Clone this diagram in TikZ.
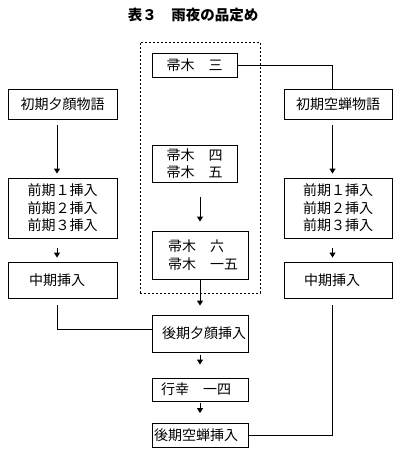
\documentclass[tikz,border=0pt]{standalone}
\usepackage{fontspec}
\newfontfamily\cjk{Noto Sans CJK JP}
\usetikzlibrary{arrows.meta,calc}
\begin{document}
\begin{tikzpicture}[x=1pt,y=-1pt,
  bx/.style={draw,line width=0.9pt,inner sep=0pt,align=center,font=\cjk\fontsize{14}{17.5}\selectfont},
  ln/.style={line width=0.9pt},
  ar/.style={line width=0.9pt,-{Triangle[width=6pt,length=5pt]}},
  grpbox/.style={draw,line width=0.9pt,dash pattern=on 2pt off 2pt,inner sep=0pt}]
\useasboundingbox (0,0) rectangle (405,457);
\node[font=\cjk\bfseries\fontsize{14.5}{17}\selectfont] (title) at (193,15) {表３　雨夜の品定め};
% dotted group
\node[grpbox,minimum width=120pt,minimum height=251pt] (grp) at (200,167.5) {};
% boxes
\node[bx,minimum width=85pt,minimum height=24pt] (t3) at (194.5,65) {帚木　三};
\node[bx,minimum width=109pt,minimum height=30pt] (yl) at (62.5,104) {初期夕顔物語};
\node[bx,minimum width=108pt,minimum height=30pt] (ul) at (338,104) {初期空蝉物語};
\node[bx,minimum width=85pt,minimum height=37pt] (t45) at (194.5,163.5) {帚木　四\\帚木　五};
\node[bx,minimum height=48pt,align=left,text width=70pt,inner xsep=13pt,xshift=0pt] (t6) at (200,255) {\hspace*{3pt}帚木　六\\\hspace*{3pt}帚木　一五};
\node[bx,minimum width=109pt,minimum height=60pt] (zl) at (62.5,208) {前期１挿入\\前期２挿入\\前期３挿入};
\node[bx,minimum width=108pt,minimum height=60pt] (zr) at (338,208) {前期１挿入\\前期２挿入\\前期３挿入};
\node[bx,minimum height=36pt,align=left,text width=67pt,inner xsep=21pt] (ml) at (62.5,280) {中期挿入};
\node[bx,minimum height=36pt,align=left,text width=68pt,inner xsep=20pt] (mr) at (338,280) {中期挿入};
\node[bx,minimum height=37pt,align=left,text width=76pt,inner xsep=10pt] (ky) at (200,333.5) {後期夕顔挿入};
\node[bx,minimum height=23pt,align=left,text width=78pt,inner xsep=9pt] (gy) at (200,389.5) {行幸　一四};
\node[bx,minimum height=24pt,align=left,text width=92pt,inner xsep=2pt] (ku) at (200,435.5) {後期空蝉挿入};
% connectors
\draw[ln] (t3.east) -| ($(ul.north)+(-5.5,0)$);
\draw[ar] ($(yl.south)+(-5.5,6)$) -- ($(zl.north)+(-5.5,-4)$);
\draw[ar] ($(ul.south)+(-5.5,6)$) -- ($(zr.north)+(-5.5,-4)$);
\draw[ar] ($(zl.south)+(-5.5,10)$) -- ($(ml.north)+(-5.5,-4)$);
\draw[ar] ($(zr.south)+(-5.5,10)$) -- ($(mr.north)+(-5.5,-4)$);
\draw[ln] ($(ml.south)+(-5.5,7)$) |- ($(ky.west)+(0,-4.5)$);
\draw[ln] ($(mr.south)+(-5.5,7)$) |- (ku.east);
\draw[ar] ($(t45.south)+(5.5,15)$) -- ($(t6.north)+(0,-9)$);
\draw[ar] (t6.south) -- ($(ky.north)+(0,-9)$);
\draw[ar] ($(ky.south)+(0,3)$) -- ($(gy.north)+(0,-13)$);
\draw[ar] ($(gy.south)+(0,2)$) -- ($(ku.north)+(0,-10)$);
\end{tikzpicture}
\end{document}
---+---
• **TASK GOAL**
Every line above should be repeated exactly; pictures stay out of the copy.

• **RESULT FOR THIS TASK**
Clone this diagram in TikZ.
\documentclass[tikz,border=0pt]{standalone}
\usepackage{fontspec}
\newfontfamily\cjk{Noto Sans CJK JP}
\usetikzlibrary{arrows.meta,calc}
\begin{document}
\begin{tikzpicture}[x=1pt,y=-1pt,
  bx/.style={draw,line width=0.9pt,inner sep=0pt,align=center,font=\cjk\fontsize{14}{17.5}\selectfont},
  ln/.style={line width=0.9pt},
  ar/.style={line width=0.9pt,-{Triangle[width=6pt,length=5pt]}},
  grpbox/.style={draw,line width=0.9pt,dash pattern=on 2pt off 2pt,inner sep=0pt}]
\useasboundingbox (0,0) rectangle (405,457);
\node[font=\cjk\bfseries\fontsize{14.5}{17}\selectfont] (title) at (193,15) {表３　雨夜の品定め};
% dotted group
\node[grpbox,minimum width=120pt,minimum height=251pt] (grp) at (200,167.5) {};
% boxes
\node[bx,minimum width=85pt,minimum height=24pt] (t3) at (194.5,65) {帚木　三};
\node[bx,minimum width=109pt,minimum height=30pt] (yl) at (62.5,104) {初期夕顔物語};
\node[bx,minimum width=108pt,minimum height=30pt] (ul) at (338,104) {初期空蝉物語};
\node[bx,minimum width=85pt,minimum height=37pt] (t45) at (194.5,163.5) {帚木　四\\帚木　五};
\node[bx,minimum height=48pt,align=left,text width=70pt,inner xsep=13pt,xshift=0pt] (t6) at (200,255) {\hspace*{3pt}帚木　六\\\hspace*{3pt}帚木　一五};
\node[bx,minimum width=109pt,minimum height=60pt] (zl) at (62.5,208) {前期１挿入\\前期２挿入\\前期３挿入};
\node[bx,minimum width=108pt,minimum height=60pt] (zr) at (338,208) {前期１挿入\\前期２挿入\\前期３挿入};
\node[bx,minimum height=36pt,align=left,text width=67pt,inner xsep=21pt] (ml) at (62.5,280) {中期挿入};
\node[bx,minimum height=36pt,align=left,text width=68pt,inner xsep=20pt] (mr) at (338,280) {中期挿入};
\node[bx,minimum height=37pt,align=left,text width=76pt,inner xsep=10pt] (ky) at (200,333.5) {後期夕顔挿入};
\node[bx,minimum height=23pt,align=left,text width=78pt,inner xsep=9pt] (gy) at (200,389.5) {行幸　一四};
\node[bx,minimum height=24pt,align=left,text width=92pt,inner xsep=2pt] (ku) at (200,435.5) {後期空蝉挿入};
% connectors
\draw[ln] (t3.east) -| ($(ul.north)+(-5.5,0)$);
\draw[ar] ($(yl.south)+(-5.5,6)$) -- ($(zl.north)+(-5.5,-4)$);
\draw[ar] ($(ul.south)+(-5.5,6)$) -- ($(zr.north)+(-5.5,-4)$);
\draw[ar] ($(zl.south)+(-5.5,10)$) -- ($(ml.north)+(-5.5,-4)$);
\draw[ar] ($(zr.south)+(-5.5,10)$) -- ($(mr.north)+(-5.5,-4)$);
\draw[ln] ($(ml.south)+(-5.5,7)$) |- ($(ky.west)+(0,-4.5)$);
\draw[ln] ($(mr.south)+(-5.5,7)$) |- (ku.east);
\draw[ar] ($(t45.south)+(5.5,15)$) -- ($(t6.north)+(0,-9)$);
\draw[ar] (t6.south) -- ($(ky.north)+(0,-9)$);
\draw[ar] ($(ky.south)+(0,3)$) -- ($(gy.north)+(0,-13)$);
\draw[ar] ($(gy.south)+(0,2)$) -- ($(ku.north)+(0,-10)$);
\end{tikzpicture}
\end{document}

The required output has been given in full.